Furono, questi, gli anni di una delle esperienze per me più significative per la maturazione degli studi che mi condussero al primo ingresso nell’Accademia, da ricercatore, nel 1997. Fui coinvolto, infatti, nell’Osservatorio permanente sulla giurisprudenza costituzionale che Beniamino aveva attivato quale componente della Direzione della Rivista Giuridica dell’Ambiente e che lo aveva portato a radunare alcuni dei suoi allievi storici assieme ad altri più giovani progressivamente arruolati, con l’apertura e la predisposizione di un vero talent scout, proprio allo scopo di monitorare stabilmente l’evoluzione in vivo del diritto costituzionale dell’ambiente e di approfondire e ampliare la sua riflessione scientifica maturata fino ad allora a partire dall’esperienza come assistente di studio presso la Corte costituzionale a supporto del Giudice Aldo Corasaniti tra il 1985 e il 1988.

Qualche anno dopo Beniamino avviò quella meravigliosa e lungimirante – al tempo davvero “futuristica” – avventura che fu (ed è a tutt’oggi) il progetto di Federalismi, nel quale ebbi l’onore di essere coinvolto fin dalla prima “idea” e poi, da subito, nel Comitato di Direzione. Un progetto che, oltre ad aprire le porte a una rivoluzionaria (per l’epoca, ma poi divenuta predominante e insostituibile) modalità di diffusione del pensiero scientifico tramite la rete, rivelò alcune delle più straordinarie e, al contempo, assolutamente peculiari qualità del Maestro, che ne costituiscono senz’altro il lascito più importante e incancellabile per chi, come me, ha avuto la fortuna di “viverlo” all’opera: la curiosità insopprimibile e inappagabile, che ne faceva un grandissimo osservatore e interprete della realtà in tutte le possibili sfere (istituzionale, sociale, tecnico-scientifica e transnazionale); la “coltura” dei giovani, pazientemente finalizzata alla loro maturazione e allo sviluppo delle doti, delle qualità e dei percorsi di ciascuno; la “cultura” quasi ossessiva del pluralismo delle idee e delle persone, che si traduceva nell’osservanza rigorosa – e addirittura quotidiana – del metodo del confronto dialettico tra diversi come strumento indispensabile e insostituibile per l’elaborazione del pensiero e per il progresso intellettuale e scientifico.

Fin qui il Maestro.

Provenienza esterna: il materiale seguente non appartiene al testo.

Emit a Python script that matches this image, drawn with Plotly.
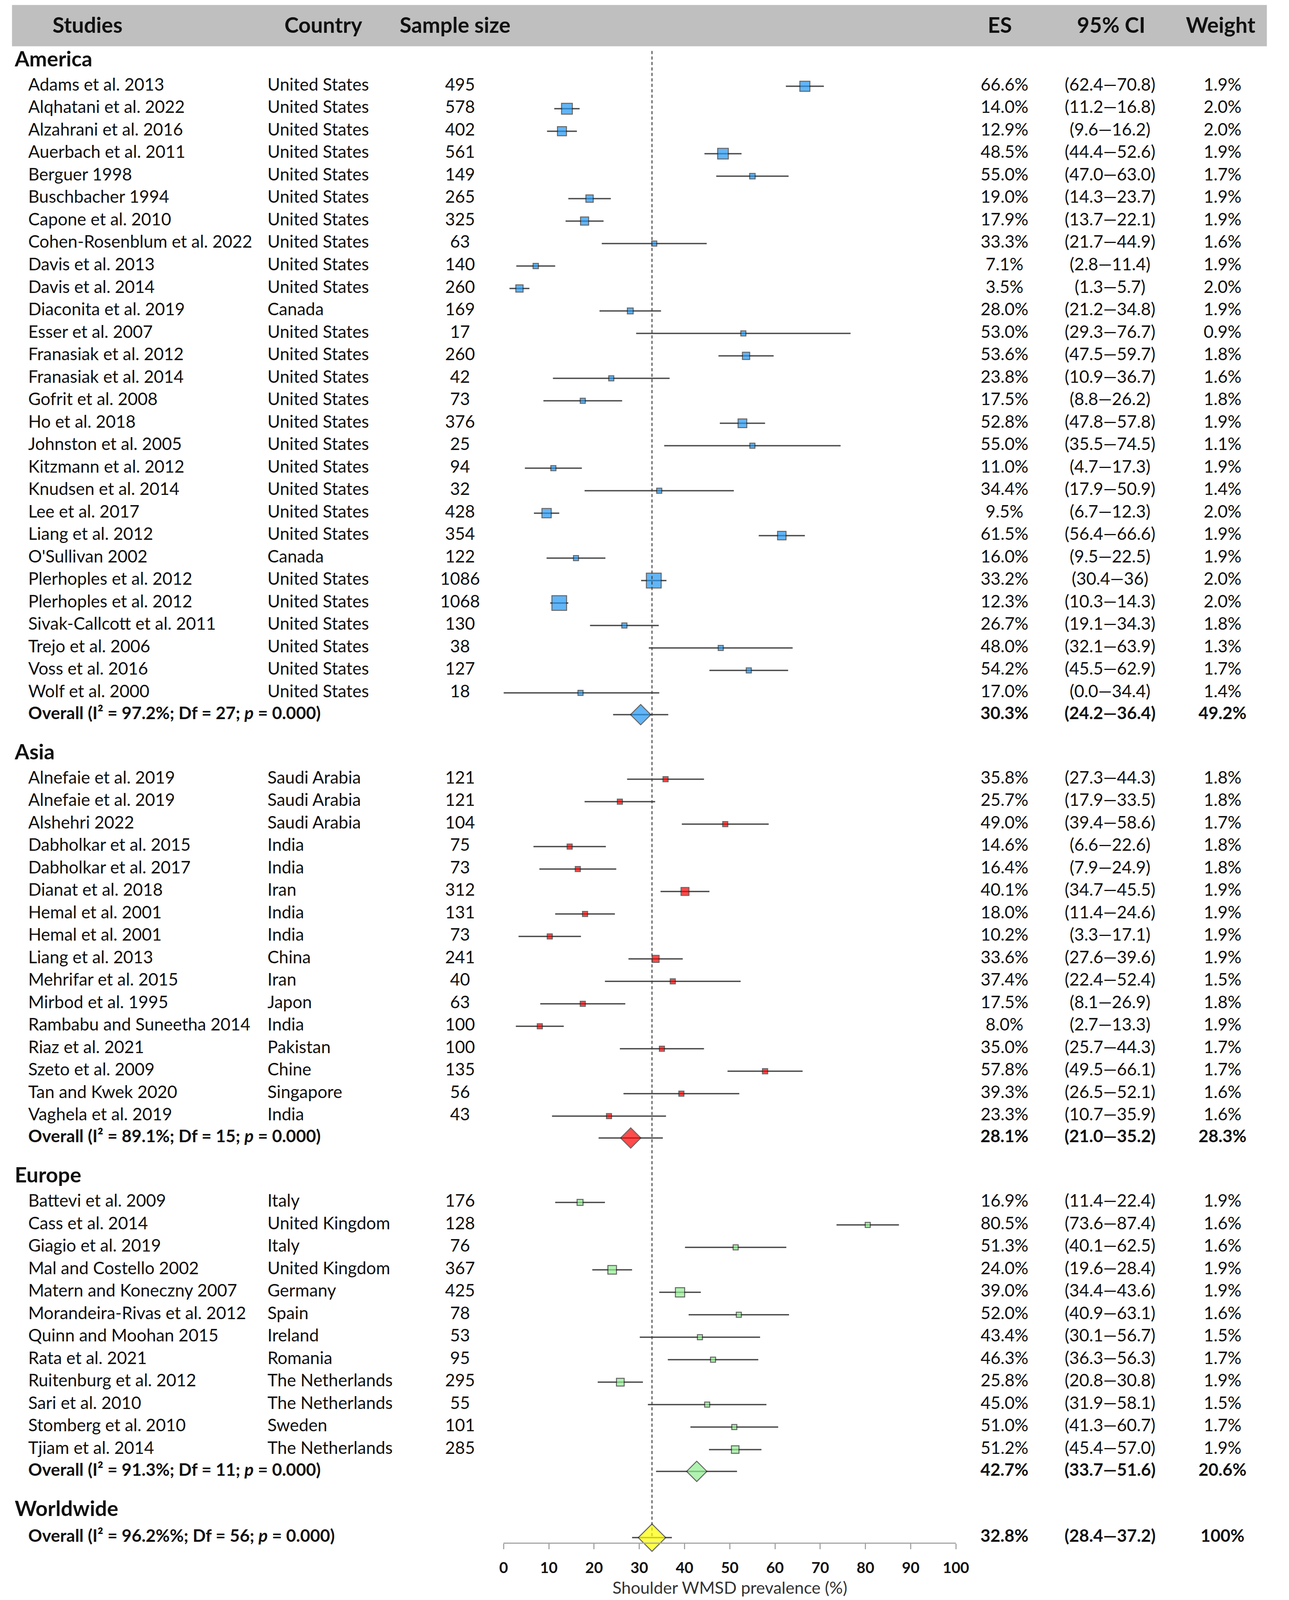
import numpy as np
import plotly.graph_objects as go


## Data
# America
am_study = ["Adams et al. 2013", "Alqhatani et al. 2022", "Alzahrani et al. 2016", "Auerbach et al. 2011",
            "Berguer 1998", "Buschbacher 1994", "Capone et al. 2010", "Cohen-Rosenblum et al. 2022",
            "Davis et al. 2013", "Davis et al. 2014", "Diaconita et al. 2019", "Esser et al. 2007",
            "Franasiak et al. 2012", "Franasiak et al. 2014", "Gofrit et al. 2008", "Ho et al. 2018",
            "Johnston et al. 2005", "Kitzmann et al. 2012", "Knudsen et al. 2014", "Lee et al. 2017",
            "Liang et al. 2012", "O'Sullivan 2002", "Plerhoples et al. 2012", "Plerhoples et al. 2012",
            "Sivak-Callcott et al. 2011", "Trejo et al. 2006", "Voss et al. 2016", "Wolf et al. 2000"]
am_country = ["United States"] * 10 + ["Canada"] + ["United States"] * 10 + ["Canada"] + ["United States"] * 6
am_n = [495, 578, 402, 561, 149, 265, 325, 63, 140, 260, 169, 17, 260, 42, 73, 376, 25, 94, 32, 428,
        354, 122, 1086, 1068, 130, 38, 127, 18]
am_es = [66.6, 14.0, 12.9, 48.5, 55.0, 19.0, 17.9, 33.3, 7.1, 3.5, 28.0, 53.0, 53.6, 23.8, 17.5, 52.8,
         55.0, 11.0, 34.4, 9.5, 61.5, 16.0, 33.2, 12.3, 26.7, 48.0, 54.2, 17.0]
am_lo = ["62.4", "11.2", "9.6", "44.4", "47.0", "14.3", "13.7", "21.7", "2.8", "1.3", "21.2", "29.3",
         "47.5", "10.9", "8.8", "47.8", "35.5", "4.7", "17.9", "6.7", "56.4", "9.5", "30.4", "10.3",
         "19.1", "32.1", "45.5", "0.0"]
am_hi = ["70.8", "16.8", "16.2", "52.6", "63.0", "23.7", "22.1", "44.9", "11.4", "5.7", "34.8", "76.7",
         "59.7", "36.7", "26.2", "57.8", "74.5", "17.3", "50.9", "12.3", "66.6", "22.5", "36", "14.3",
         "34.3", "63.9", "62.9", "34.4"]
am_w = [1.9, 2.0, 2.0, 1.9, 1.7, 1.9, 1.9, 1.6, 1.9, 2.0, 1.9, 0.9, 1.8, 1.6, 1.8, 1.9, 1.1, 1.9, 1.4,
        2.0, 1.9, 1.9, 2.0, 2.0, 1.8, 1.3, 1.7, 1.4]

# Asia
as_study = ["Alnefaie et al. 2019", "Alnefaie et al. 2019", "Alshehri 2022", "Dabholkar et al. 2015",
            "Dabholkar et al. 2017", "Dianat et al. 2018", "Hemal et al. 2001", "Hemal et al. 2001",
            "Liang et al. 2013", "Mehrifar et al. 2015", "Mirbod et al. 1995", "Rambabu and Suneetha 2014",
            "Riaz et al. 2021", "Szeto et al. 2009", "Tan and Kwek 2020", "Vaghela et al. 2019"]
as_country = ["Saudi Arabia", "Saudi Arabia", "Saudi Arabia", "India", "India", "Iran", "India", "India",
              "China", "Iran", "Japon", "India", "Pakistan", "Chine", "Singapore", "India"]
as_n = [121, 121, 104, 75, 73, 312, 131, 73, 241, 40, 63, 100, 100, 135, 56, 43]
as_es = [35.8, 25.7, 49.0, 14.6, 16.4, 40.1, 18.0, 10.2, 33.6, 37.4, 17.5, 8.0, 35.0, 57.8, 39.3, 23.3]
as_lo = ["27.3", "17.9", "39.4", "6.6", "7.9", "34.7", "11.4", "3.3", "27.6", "22.4", "8.1", "2.7",
         "25.7", "49.5", "26.5", "10.7"]
as_hi = ["44.3", "33.5", "58.6", "22.6", "24.9", "45.5", "24.6", "17.1", "39.6", "52.4", "26.9", "13.3",
         "44.3", "66.1", "52.1", "35.9"]
as_w = [1.8, 1.8, 1.7, 1.8, 1.8, 1.9, 1.9, 1.9, 1.9, 1.5, 1.8, 1.9, 1.7, 1.7, 1.6, 1.6]

# Europe
eu_study = ["Battevi et al. 2009", "Cass et al. 2014", "Giagio et al. 2019", "Mal and Costello 2002",
            "Matern and Koneczny 2007", "Morandeira-Rivas et al. 2012", "Quinn and Moohan 2015",
            "Rata et al. 2021", "Ruitenburg et al. 2012", "Sari et al. 2010", "Stomberg et al. 2010",
            "Tjiam et al. 2014"]
eu_country = ["Italy", "United Kingdom", "Italy", "United Kingdom", "Germany", "Spain", "Ireland",
              "Romania", "The Netherlands", "The Netherlands", "Sweden", "The Netherlands"]
eu_n = [176, 128, 76, 367, 425, 78, 53, 95, 295, 55, 101, 285]
eu_es = [16.9, 80.5, 51.3, 24.0, 39.0, 52.0, 43.4, 46.3, 25.8, 45.0, 51.0, 51.2]
eu_lo = ["11.4", "73.6", "40.1", "19.6", "34.4", "40.9", "30.1", "36.3", "20.8", "31.9", "41.3", "45.4"]
eu_hi = ["22.4", "87.4", "62.5", "28.4", "43.6", "63.1", "56.7", "56.3", "30.8", "58.1", "60.7", "57.0"]
eu_w = [1.9, 1.6, 1.6, 1.9, 1.9, 1.6, 1.5, 1.7, 1.9, 1.5, 1.7, 1.9]

# pooled estimates: America, Asia, Europe, Worldwide
section_names = ["America", "Asia", "Europe", "Worldwide"]
overall_label = ["Overall (I² = 97.2%; Df = 27; <i>p</i> = 0.000)",
                 "Overall (I² = 89.1%; Df = 15; <i>p</i> = 0.000)",
                 "Overall (I² = 91.3%; Df = 11; <i>p</i> = 0.000)",
                 "Overall (I² = 96.2%%; Df = 56; <i>p</i> = 0.000)"]
overall_es = [30.3, 28.1, 42.7, 32.8]
overall_lo = ["24.2", "21.0", "33.7", "28.4"]
overall_hi = ["36.4", "35.2", "51.6", "37.2"]
overall_w = [49.2, 28.3, 20.6, 100]

header_labels = ["Studies", "Country", "Sample size", "ES", "95% CI", "Weight"]
x_ticks = list(range(0, 101, 10))

## Styling
FONT = "Lato, 'Open Sans', sans-serif"
TXT = "#111111"
box_colors = ["#2196F3", "#FF0000", "#90EE90", "#FFFF00"]
edge = "#262626"

# column positions (px across the 3300 px page)
col_section, col_study, col_country = 27, 62, 683
col_n, col_es, col_ci, col_w = 1183, 2596, 2870, 3162
head_x = [216, 828, 1170, 2584, 2873, 3157]

# row layout (row units, top to bottom)
hdr_to_first, last_to_overall, overall_to_hdr, world_gap = 1.12, 0.97, 1.75, 1.2


def w_txt(w):
    return f"{w:.1f}%" if w < 100 else f"{w:.0f}%"


studies = [(am_study, am_country, am_n, am_es, am_lo, am_hi, am_w),
           (as_study, as_country, as_n, as_es, as_lo, as_hi, as_w),
           (eu_study, eu_country, eu_n, eu_es, eu_lo, eu_hi, eu_w)]

sec_y, study_y, overall_y = [], [], []
y = -0.1
for k, name in enumerate(section_names):
    sec_y.append(y)
    if k < len(studies):
        ys = [y + hdr_to_first + i for i in range(len(studies[k][0]))]
        study_y.append(ys)
        overall_y.append(ys[-1] + last_to_overall)
        y = overall_y[-1] + overall_to_hdr
    else:
        overall_y.append(y + world_gap)

fig = go.Figure()

# header band
fig.add_shape(type="rect", xref="x2", yref="y", x0=20, x1=3277, y0=-2.6, y1=-0.76,
              fillcolor="#BFBFBF", line_width=0, layer="below")

# confidence intervals
for k in range(4):
    cx, cy = [], []
    if k < 3:
        for lo, hi, yy in zip(studies[k][4], studies[k][5], study_y[k]):
            cx += [float(lo), float(hi), None]
            cy += [yy, yy, None]
    cx += [float(overall_lo[k]), float(overall_hi[k]), None]
    cy += [overall_y[k], overall_y[k], None]
    fig.add_trace(go.Scatter(x=cx, y=cy, mode="lines", line=dict(color="#4D4D4D", width=3.5),
                             hoverinfo="skip", showlegend=False, cliponaxis=False))

# study boxes, sized by sample size
for k in range(3):
    n = np.array(studies[k][2])
    fig.add_trace(go.Scatter(x=studies[k][3], y=study_y[k], mode="markers",
                             marker=dict(symbol="square", size=np.maximum(13, 1.15 * np.sqrt(n)),
                                         color=box_colors[k], line=dict(color=edge, width=2.5)),
                             hoverinfo="skip", showlegend=False, cliponaxis=False))

# reference line at the worldwide pooled estimate
fig.add_trace(go.Scatter(x=[overall_es[3], overall_es[3]], y=[-0.55, overall_y[3]], mode="lines",
                         line=dict(color="#3A3A3A", width=2.5, dash="8px,6px"),
                         hoverinfo="skip", showlegend=False, cliponaxis=False))

# pooled diamonds
fig.add_trace(go.Scatter(x=overall_es, y=overall_y, mode="markers",
                         marker=dict(symbol="diamond", size=[40, 40, 40, 54], color=box_colors,
                                     line=dict(color=edge, width=2.5)),
                         hoverinfo="skip", showlegend=False, cliponaxis=False))


def text_col(xpos, ys, labels, pos, size=44, bold=False):
    lab = [f"<b>{t}</b>" if bold else t for t in labels]
    fig.add_trace(go.Scatter(x=[xpos] * len(ys), y=ys, mode="text", text=lab, textposition=pos,
                             textfont=dict(family=FONT, size=size, color=TXT),
                             xaxis="x2", hoverinfo="skip", showlegend=False, cliponaxis=False))


# header row
for hx, hl in zip(head_x, header_labels):
    text_col(hx, [-1.6], [hl], "middle center", size=55, bold=True)

# section titles
text_col(col_section, sec_y, section_names, "middle right", size=54, bold=True)

# study rows
all_y = sum(study_y, [])
all_study = am_study + as_study + eu_study
all_country = am_country + as_country + eu_country
all_n = am_n + as_n + eu_n
all_es = am_es + as_es + eu_es
all_ci = [f"({lo}—{hi})" for lo, hi in zip(am_lo + as_lo + eu_lo, am_hi + as_hi + eu_hi)]
all_w = am_w + as_w + eu_w
text_col(col_study, all_y, all_study, "middle right")
text_col(col_country, all_y, all_country, "middle right")
text_col(col_n, all_y, [str(v) for v in all_n], "middle center")
text_col(col_es, all_y, [f"{v:.1f}%" for v in all_es], "middle center")
text_col(col_ci, all_y, all_ci, "middle center")
text_col(col_w, all_y, [w_txt(v) for v in all_w], "middle center")

# pooled rows
text_col(col_study, overall_y, overall_label, "middle right", bold=True)
text_col(col_es, overall_y, [f"{v:.1f}%" for v in overall_es], "middle center", bold=True)
text_col(col_ci, overall_y, [f"({lo}—{hi})" for lo, hi in zip(overall_lo, overall_hi)],
         "middle center", bold=True)
text_col(col_w, overall_y, [w_txt(v) for v in overall_w], "middle center", bold=True)

## Plot Properties
# size follows the browser window, so the whole table stays visible
fig.update_layout(
    autosize=True,
    margin=dict(l=0, r=0, t=0, b=147),
    paper_bgcolor="white", plot_bgcolor="rgba(0,0,0,0)",
    font=dict(family=FONT, color=TXT),
    xaxis=dict(domain=[1296 / 3300, 2470 / 3300], range=[0, 100], anchor="y",
               tickvals=x_ticks, ticktext=[f"<b>{t}</b>" for t in x_ticks],
               ticks="outside", ticklen=14, tickwidth=2.5,
               tickcolor="#A6A6A6", showline=True, linecolor="#A6A6A6", linewidth=3,
               showgrid=False, zeroline=False, ticklabelstandoff=14,
               tickfont=dict(family=FONT, size=39, color="#111111")),
    xaxis2=dict(domain=[0, 1], range=[0, 3300], anchor="y", visible=False),
    yaxis=dict(domain=[0, 1], range=[65.84, -2.82], visible=False),
    annotations=[dict(x=50, xref="x", y=0, yref="paper", yshift=-114, yanchor="middle",
                      text="Shoulder WMSD prevalence (%)", showarrow=False,
                      font=dict(family=FONT, size=43, color="#333333"))],
)

fig.write_html("out.html", config={"responsive": True, "displayModeBar": False},
               default_width="100vw", default_height="100vh",
               post_script="document.body.style.margin='0';document.body.style.overflow='hidden';"
                           "Plotly.Plots.resize(document.getElementById('{plot_id}'));")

E farne memoria, per me, significa non solo ricordare il punto di riferimento e la guida che mi ha accompagnato, prima come giovane in formazione e poi come studioso del diritto pubblico e costituzionale, ma rendere vivo il modello che oggi ho di fronte e che mi porto dentro: un modello – decisamente irraggiungibile – di impegno, di passione, di dedizione, di cultura, di metodo, di apertura mentale, di senso delle istituzioni, di visione prospettica, di consapevolezza delle sempre maggiori complessità che caratterizzano l’oggetto dei nostri studi e che impongono, al tempo stesso, fondamenta scientifiche rigorose, interdisciplinarietà, equilibrio e pragmatismo, affinché le riflessioni degli studiosi sappiano sempre offrire alle istituzioni pubbliche soluzioni effettivamente praticabili all things considered.

Dopo il Maestro, Beniamino è stato anche l’Amico.

Nell’ultimo decennio, infatti, il nostro rapporto si era decisamente incanalato nei canoni dell’amicizia più autentica, che oltrepassava la reciproca stima accademica e professionale e che aveva progressivamente assunto i tratti di una relazione personale fatta di grandissima umanità, di lealtà, di franchezza, ma anche di quella confidenzialità – talora quasi sorprendente – che segna lo spartiacque tra i rapporti di “lavoro” e i rapporti di “vita”. Una telefonata anche al volo, un caffè, un consiglio, la condivisione di una preoccupazione, la richiesta di una mano …!

Qui la memoria di oggi non riesce a nascondere la nostalgia e il rammarico per l’Amico che è venuto a mancare. Troppi i ricordi e il senso di vuoto che lasciano nel presente. Rimane viva, però, la ricchezza inestimabile che quell’amicizia ha saputo donarmi e che Beniamino, ancora una volta da par suo, mi ha “insegnato” e “guidato” a vivere senza calcoli, senza pregiudizi e senza risparmio.